In 1987, Tom McConnell, Operations Research manager with the Ford Motor Company, was in Los Angeles, California, on a business trip. Late one Sunday evening, he was reading a local newspaper and noticed an article about Esri and the User Conference it would soon be staging. McConnell impulsively called the company telephone number, hoping to get a recorded message providing details about the conference. It was 11:00 p.m., and Jack Dangermond, Esri president, answered the telephone and immediately urged McConnell to attend the conference, which he did. Thus began McConnell's second career—GIS evangelist.

Shortly thereafter, McConnell encouraged fellow Detroit resident and high school science teacher Randy Raymond to apply for an Esri education license for his school. Later, they worked together to find paid internship opportunities for Raymond's urban environmental studies class, convincing the marketing research manager at Ford to fund a class project analyzing the future automotive market potential in India, China, and Brazil.

Mapping transportation in Rwanda was among McConnell's projects during his volunteer work.
Mapping springs in Rwanda was among McConnell's projects during his volunteer work.
Mapping tree density in Rwanda was among McConnell's projects during his volunteer work.

Mapping transportation, springs, and tree density in Rwanda was among McConnell's projects during his volunteer work.

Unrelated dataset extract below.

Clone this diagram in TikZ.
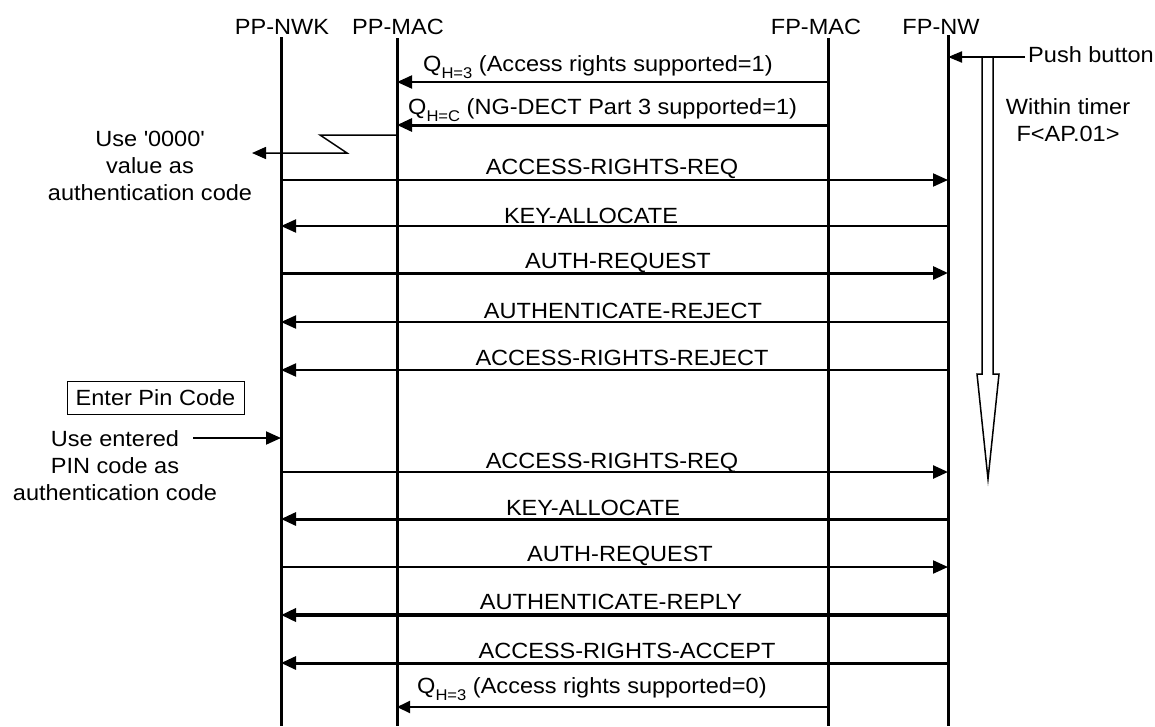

After nearly 25 years at Ford, McConnell began looking for new challenges. "I moved to Tucson and joined a GIS consulting firm, Global Systems Modeling Ltd., and worked as a consultant and marketing manager for several years," says McConnell. "When I decided to reduce my work hours, I switched to teaching GIS as an Esri authorized instructor."

As a GIS educator, McConnell's interests soon turned to volunteer work, particularly in Africa. In 2003, the International Executive Service Corps (IESC) supported his trip to Rwanda, where McConnell worked with others to create a site selection model for coffee washing stations. Ninety percent of Rwanda's population is involved in agriculture, and coffee is one of its primary crops. The next year, he returned to Rwanda under IESC sponsorship to develop a cluster analysis exploring regional marketing designations for coffee branding.

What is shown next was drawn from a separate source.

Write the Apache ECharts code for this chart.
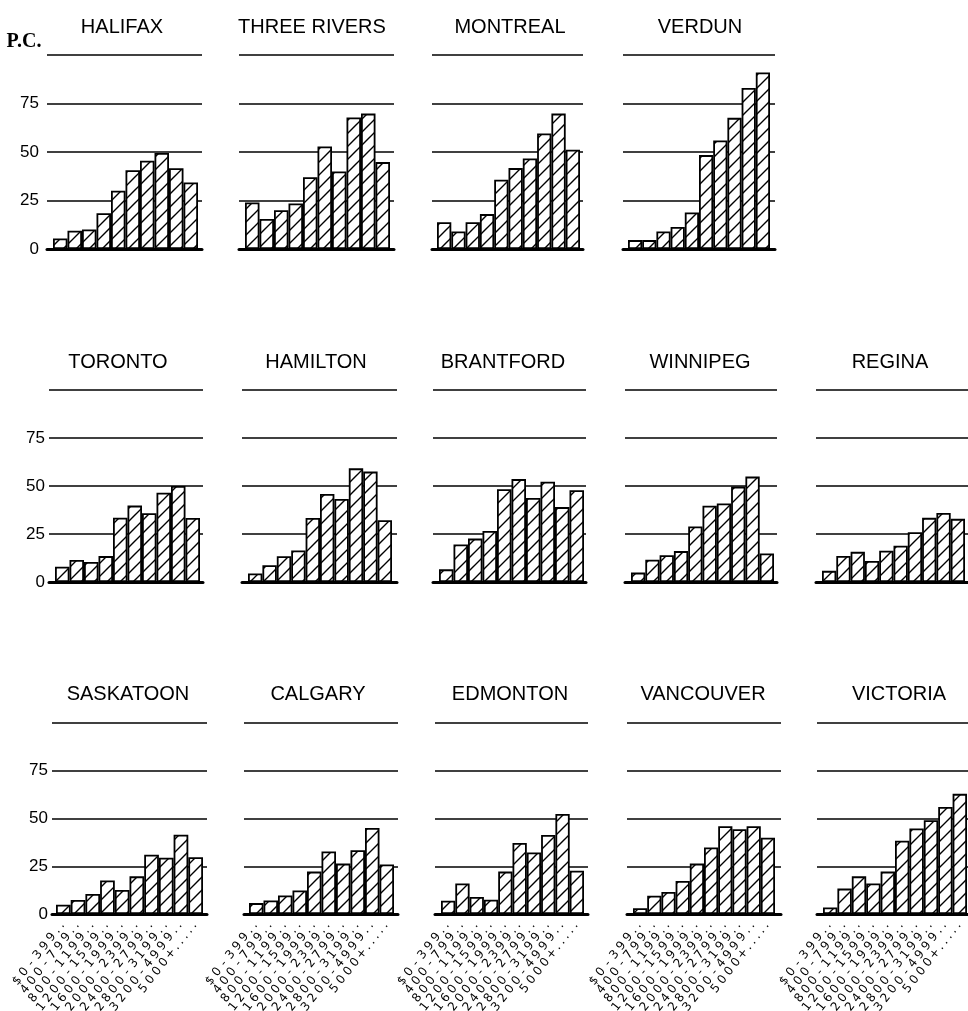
<!DOCTYPE html>
<html>
<head>
<meta charset="utf-8">
<title>Income brackets by city</title>
<script src="https://cdn.jsdelivr.net/npm/echarts@6/dist/echarts.min.js"></script>
<style>
  html, body { margin: 0; padding: 0; background: #fff; }
  #chart { width: 968px; height: 1011px; }
</style>
</head>
<body>
<div id="chart"></div>
<script>
// Income brackets (dollars) shared by every panel
const CATEGORIES = ['$0-399', '400-799', '800-1199', '1200-1599', '1600-1999',
  '2000-2399', '2400-2799', '2800-3199', '3200-4999', '5000+'];

// Percentage scale
const Y_MIN = 0;
const Y_MAX = 100;
const Y_STEP = 25;
const Y_UNIT = 'P.C.';

// Per-city percentages, one value per bracket
const HALIFAX      = [5.4, 9.4, 10.1, 18.4, 30.0, 40.6, 45.5, 49.5, 41.6, 34.3];
const THREE_RIVERS = [24.0, 15.5, 20.0, 23.5, 37.0, 52.8, 40.0, 67.8, 69.8, 44.8];
const MONTREAL     = [13.8, 9.0, 13.8, 18.0, 35.7, 41.7, 46.7, 59.5, 69.8, 51.2];
const VERDUN       = [4.6, 4.6, 9.0, 11.4, 18.8, 48.4, 55.9, 67.6, 83.0, 91.0];
const TORONTO      = [8.0, 11.5, 10.4, 13.5, 33.5, 39.8, 35.8, 46.5, 50.0, 33.3];
const HAMILTON     = [4.4, 8.7, 13.4, 16.4, 33.3, 45.8, 43.2, 59.2, 57.5, 32.2];
const BRANTFORD    = [6.6, 19.5, 22.6, 26.6, 48.3, 53.6, 43.8, 52.2, 39.0, 47.8];
const WINNIPEG     = [4.9, 11.6, 13.9, 16.1, 28.9, 39.7, 40.9, 49.7, 54.9, 14.9];
const REGINA       = [5.8, 13.6, 15.7, 11.0, 16.3, 18.9, 25.9, 33.4, 36.0, 32.9];
const SASKATOON    = [4.9, 7.3, 10.5, 17.6, 12.6, 19.7, 31.0, 29.5, 41.5, 29.7];
const CALGARY      = [5.7, 7.1, 9.7, 12.3, 22.2, 32.7, 26.4, 33.4, 45.0, 25.9];
const EDMONTON     = [7.0, 16.0, 8.9, 7.5, 22.2, 37.2, 32.2, 41.4, 52.4, 22.7];
const VANCOUVER    = [3.0, 9.6, 11.5, 17.3, 26.4, 34.8, 46.0, 44.4, 46.0, 39.9];
const VICTORIA     = [3.4, 13.3, 19.7, 16.0, 22.2, 38.4, 44.8, 49.1, 56.0, 62.9];

const CITY_NAMES = ['HALIFAX', 'THREE RIVERS', 'MONTREAL', 'VERDUN',
  'TORONTO', 'HAMILTON', 'BRANTFORD', 'WINNIPEG', 'REGINA',
  'SASKATOON', 'CALGARY', 'EDMONTON', 'VANCOUVER', 'VICTORIA'];
const CITY_VALUES = [HALIFAX, THREE_RIVERS, MONTREAL, VERDUN,
  TORONTO, HAMILTON, BRANTFORD, WINNIPEG, REGINA,
  SASKATOON, CALGARY, EDMONTON, VANCOUVER, VICTORIA];

// ---- layout (pixels) ----
const ROWS = [
  { top: 55,  bottom: 249, titleY: 27,  labelMargin: 8 },
  { top: 390, bottom: 582, titleY: 362, labelMargin: 4 },
  { top: 723, bottom: 914, titleY: 694, labelMargin: 4 }
];
// row, column, rule extent, bar extent, title centre
const LAYOUT = [
  { row: 0, col: 0, lineL: 47,  lineR: 202, barL: 53,  barR: 198, titleX: 122 },
  { row: 0, col: 1, lineL: 239, lineR: 394, barL: 245, barR: 390, titleX: 312 },
  { row: 0, col: 2, lineL: 432, lineR: 583, barL: 437, barR: 580, titleX: 510 },
  { row: 0, col: 3, lineL: 623, lineR: 775, barL: 628, barR: 770, titleX: 700 },
  { row: 1, col: 0, lineL: 49,  lineR: 203, barL: 55,  barR: 200, titleX: 118 },
  { row: 1, col: 1, lineL: 242, lineR: 397, barL: 248, barR: 392, titleX: 316 },
  { row: 1, col: 2, lineL: 433, lineR: 586, barL: 439, barR: 584, titleX: 503 },
  { row: 1, col: 3, lineL: 625, lineR: 777, barL: 631, barR: 774, titleX: 700 },
  { row: 1, col: 4, lineL: 816, lineR: 968, barL: 822, barR: 965, titleX: 890 },
  { row: 2, col: 0, lineL: 52,  lineR: 207, barL: 56,  barR: 203, titleX: 128 },
  { row: 2, col: 1, lineL: 244, lineR: 398, barL: 249, barR: 394, titleX: 318 },
  { row: 2, col: 2, lineL: 435, lineR: 588, barL: 441, barR: 584, titleX: 510 },
  { row: 2, col: 3, lineL: 627, lineR: 781, barL: 633, barR: 775, titleX: 703 },
  { row: 2, col: 4, lineL: 817, lineR: 968, barL: 823, barR: 967, titleX: 899 }
];

const INK = '#000';
const TITLE_FONT = '20px "Liberation Sans", Arial, sans-serif';
const TICK_FONT = '"DejaVu Sans", sans-serif';

// diagonal hatch used as the bar fill
function hatchPattern() {
  const s = 13;
  const c = document.createElement('canvas');
  c.width = s; c.height = s;
  const g = c.getContext('2d');
  g.fillStyle = '#fff';
  g.fillRect(0, 0, s, s);
  g.strokeStyle = INK;
  g.lineWidth = 1.4;
  g.beginPath();
  g.moveTo(0, s); g.lineTo(s, 0);
  g.moveTo(-2, 2); g.lineTo(2, -2);
  g.moveTo(s - 2, s + 2); g.lineTo(s + 2, s - 2);
  g.stroke();
  return c;
}
const HATCH = { image: hatchPattern(), repeat: 'repeat' };

// lettering-guide style: every character in a fixed-width cell, dotted leader toward the axis
function letterCells(v) {
  const lead = v.length < 6 ? '.....' : '..';
  return (v + lead).split('').map(ch => (ch === '.' ? '{d|.}' : '{c|' + ch + '}')).join('');
}

const grid = [], xAxis = [], yAxis = [], series = [], graphic = [];

LAYOUT.forEach((p, i) => {
  const r = ROWS[p.row];
  const h = r.bottom - r.top;
  const firstCol = p.col === 0;
  const lastRow = p.row === ROWS.length - 1;

  // grid carrying the horizontal rules and the heavy base line
  const gRule = grid.length;
  grid.push({ left: p.lineL, top: r.top, width: p.lineR - p.lineL, height: h,
    containLabel: false, outerBoundsMode: 'none' });
  xAxis.push({
    type: 'value', gridIndex: gRule, min: 0, max: 1, z: 5,
    axisLine: { show: true, onZero: true, lineStyle: { color: INK, width: 3 } },
    axisTick: { show: false }, axisLabel: { show: false }, splitLine: { show: false }
  });
  yAxis.push({
    type: 'value', gridIndex: gRule, min: Y_MIN, max: Y_MAX, interval: Y_STEP,
    axisLine: { show: false }, axisTick: { show: false },
    splitLine: { show: true, lineStyle: { color: INK, width: 1.7 } },
    axisLabel: {
      show: firstCol, margin: r.labelMargin, color: INK, fontSize: 17,
      fontFamily: '"Liberation Sans", Arial, sans-serif',
      formatter: v => (v === Y_MAX ? '' : String(v))
    }
  });

  // grid carrying the bars
  const gBar = grid.length;
  grid.push({ left: p.barL, top: r.top, width: p.barR - p.barL, height: h,
    containLabel: false, outerBoundsMode: 'none' });
  xAxis.push({
    type: 'category', gridIndex: gBar, data: CATEGORIES, boundaryGap: true,
    axisLine: { show: false }, axisTick: { show: false }, splitLine: { show: false },
    axisLabel: {
      show: lastRow, interval: 0, rotate: 52, margin: 8, hideOverlap: false,
      formatter: letterCells,
      rich: {
        c: { width: 11, align: 'center', fontSize: 12, color: INK, fontFamily: TICK_FONT },
        d: { width: 7, align: 'center', fontSize: 12, color: INK, fontFamily: TICK_FONT }
      }
    }
  });
  yAxis.push({ type: 'value', gridIndex: gBar, min: Y_MIN, max: Y_MAX, show: false });

  series.push({
    type: 'bar', name: CITY_NAMES[i], xAxisIndex: gBar, yAxisIndex: gBar,
    data: CITY_VALUES[i], barCategoryGap: '0%', z: 3, silent: true,
    itemStyle: { color: HATCH, borderColor: INK, borderWidth: 1.8 }
  });

  graphic.push({
    type: 'text', x: p.titleX, y: r.titleY, silent: true,
    style: { text: CITY_NAMES[i], font: TITLE_FONT, fill: INK,
      align: 'center', verticalAlign: 'middle', textAlign: 'center', textVerticalAlign: 'middle' }
  });
});

// unit label above the first panel's scale
graphic.push({
  type: 'text', x: 24, y: 42, silent: true,
  style: { text: Y_UNIT, font: 'bold 20px "Liberation Serif", serif', fill: INK,
    align: 'center', verticalAlign: 'middle', textAlign: 'center', textVerticalAlign: 'middle' }
});

const chart = echarts.init(document.getElementById('chart'), null, { renderer: 'canvas' });
chart.setOption({
  animation: false,
  backgroundColor: '#fff',
  grid, xAxis, yAxis, series, graphic
});
</script>
</body>
</html>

In 2007, Dangermond was invited to visit Rwanda and subsequently awarded the nation a countrywide education site license from Esri. McConnell returned to Rwanda once again, this time joining Stefan Kappeler and Martina Forster of Esri Deutschland GmbH to negotiate a memorandum of understanding with the country's Ministry of Education to establish a GIS program for all 1,500 secondary schools in the country. He also worked with staff at the Centre for GIS and Remote Sensing at the National University of Rwanda (CGIS-NUR) to develop an implementation plan for the site license. CGIS-NUR later received a Special Achievement in GIS Award for this work, which was presented at the Esri International User Conference.

"I believe there is a great need for educational research to support the use of GIS in schools," says McConnell. "This is a substantial challenge because few teachers have the resources to even begin using GIS, much less the opportunity and skills to conduct the kind of randomized controlled experiments that can quantify the value of GIS. This is an area where our universities should be investing, but that means funding is needed, and the only likely source is federal, which is currently focused elsewhere."

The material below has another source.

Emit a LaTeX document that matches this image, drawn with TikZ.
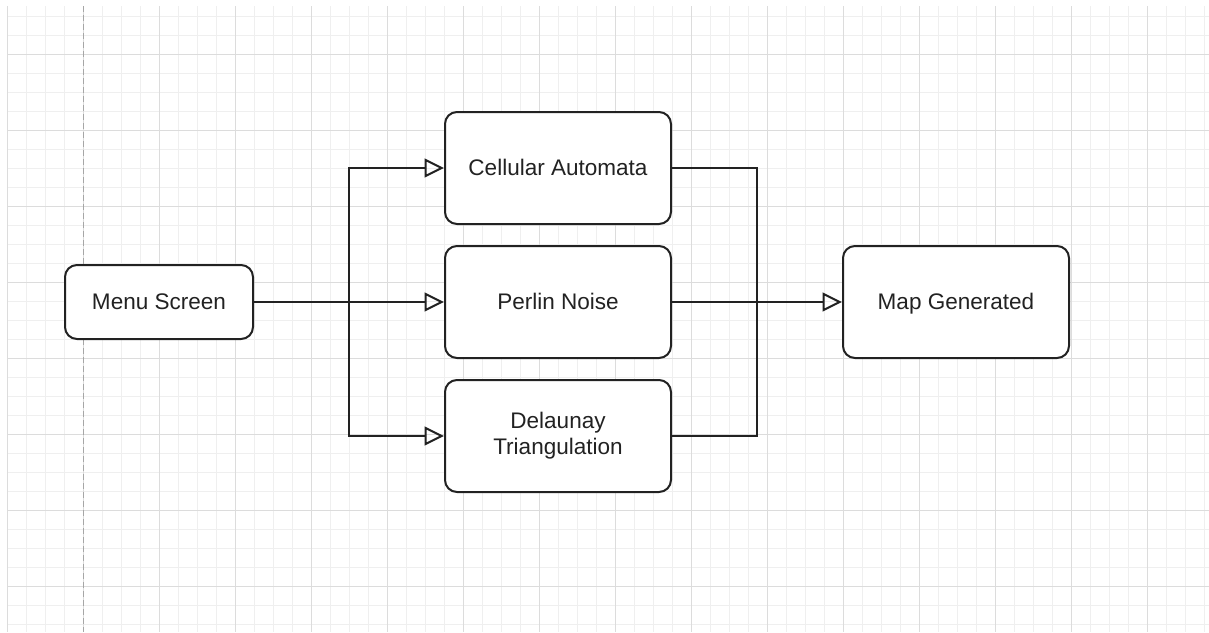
\documentclass[tikz,border=0pt]{standalone}
\usepackage{fontspec}
\setmainfont{Liberation Sans}
\usetikzlibrary{
  	positioning,
  	arrows.meta
  }

\definecolor{gridminor}{HTML}{EFEFEF}
\definecolor{gridmajor}{HTML}{DCDCDC}
\definecolor{pageedge}{HTML}{A6A6A6}
\definecolor{ink}{HTML}{222222}

\tikzset{
  stage/.style={draw=ink, line width=1.5pt, rounded corners=9pt, fill=white, text=ink,
    align=center, font=\fontsize{16.9}{19.5}\selectfont, inner sep=0pt,
    minimum width=169.5pt, minimum height=84pt},
  oneline/.style={text height=15.3pt, text depth=3.6pt},
  link/.style={draw=ink, line width=1.5pt},
  flow/.style={link, -{Triangle[open, length=14.5pt, width=14pt, line width=1.5pt]}},
}

\begin{document}
\begin{tikzpicture}[x=.75pt, y=-.75pt]
	\useasboundingbox (0,0) rectangle (1209,632);
%
	\begin{scope}
		\clip (7,6) rectangle (1209,632);
		\foreach \gx in {7,26,...,1209} \draw[gridminor, line width=.75pt] (\gx,6) -- (\gx,632);
		\foreach \gy in {16,35,...,632} \draw[gridminor, line width=.75pt] (7,\gy) -- (1209,\gy);
		\foreach \gx in {7,83,...,1209} \draw[gridmajor, line width=.75pt] (\gx,6) -- (\gx,632);
		\foreach \gy in {54,130,...,632} \draw[gridmajor, line width=.75pt] (7,\gy) -- (1209,\gy);
		\draw[pageedge, line width=.75pt, dash pattern=on 4.5pt off 2.25pt] (83,6) -- (83,632);
	\end{scope}
%
	\node[stage, oneline] (pn) at (558,302) {Perlin Noise};
	\node[stage, oneline, above=15pt of pn] (ca) {Cellular Automata};
	\node[stage, below=15pt of pn] (dt) {Delaunay\\Triangulation};
	\node[stage, oneline, minimum width=141pt, minimum height=55.5pt, left=142.5pt of pn] (menu) {Menu Screen};
	\node[stage, oneline, right=127.5pt of pn] (map) {Map Generated};
%
	\coordinate (split) at (349,302);
	\coordinate (join) at (757,302);
	\draw[link] (menu.east) -- (split);
	\draw[flow] (split) |- (ca.west);
	\draw[flow] (split) -- (pn.west);
	\draw[flow] (split) |- (dt.west);
	\draw[link] (ca.east) -| (join);
	\draw[link] (dt.east) -| (join);
	\draw[flow] (pn.east) -- (map.west);
\end{tikzpicture}
\end{document}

McConnell believes that GIS can enhance K–12 science education by helping teachers explain concepts that are challenging for their students. "The exploration should be left to the student as much as possible so inquiry-based learning is enabled," says McConnell. "Experimentation should be encouraged, but sound science is essential. There should be an emphasis on data exploration, hypothesis formation, prediction, testing, and analysis."

Trekking through Rwanda.
Trekking through Rwanda.

Trekking through Rwanda.

McConnell sees many applications in biology in which GIS could play a critical part of K–12 instruction, including habitat studies, species distribution, and conservation planning. "It would be fun to look at evolutionary biodiversity in terms of spatial isolating mechanisms such as sky islands, seas, and mountain ranges," says McConnell. "I think neglected subjects that would benefit from including GIS as part of the instruction are in sociology and history. The availability of good online data and geospatial statistical tools looks highly promising as a way to change that. Story maps provide an excellent template for structuring student work."

Looking to the future, McConnell indicates that GIS will play an important role in preparing students for a new and different world. "The key skills needed for success will increasingly depend on problem definition, problem solving, and the ability to manage these two," says McConnell. "GIS is superbly suited to aid in developing and honing these skills. A major impediment to this development is the current political focus on testing, which has caused a narrowing of curriculum and a restriction in the flexibility good teachers need."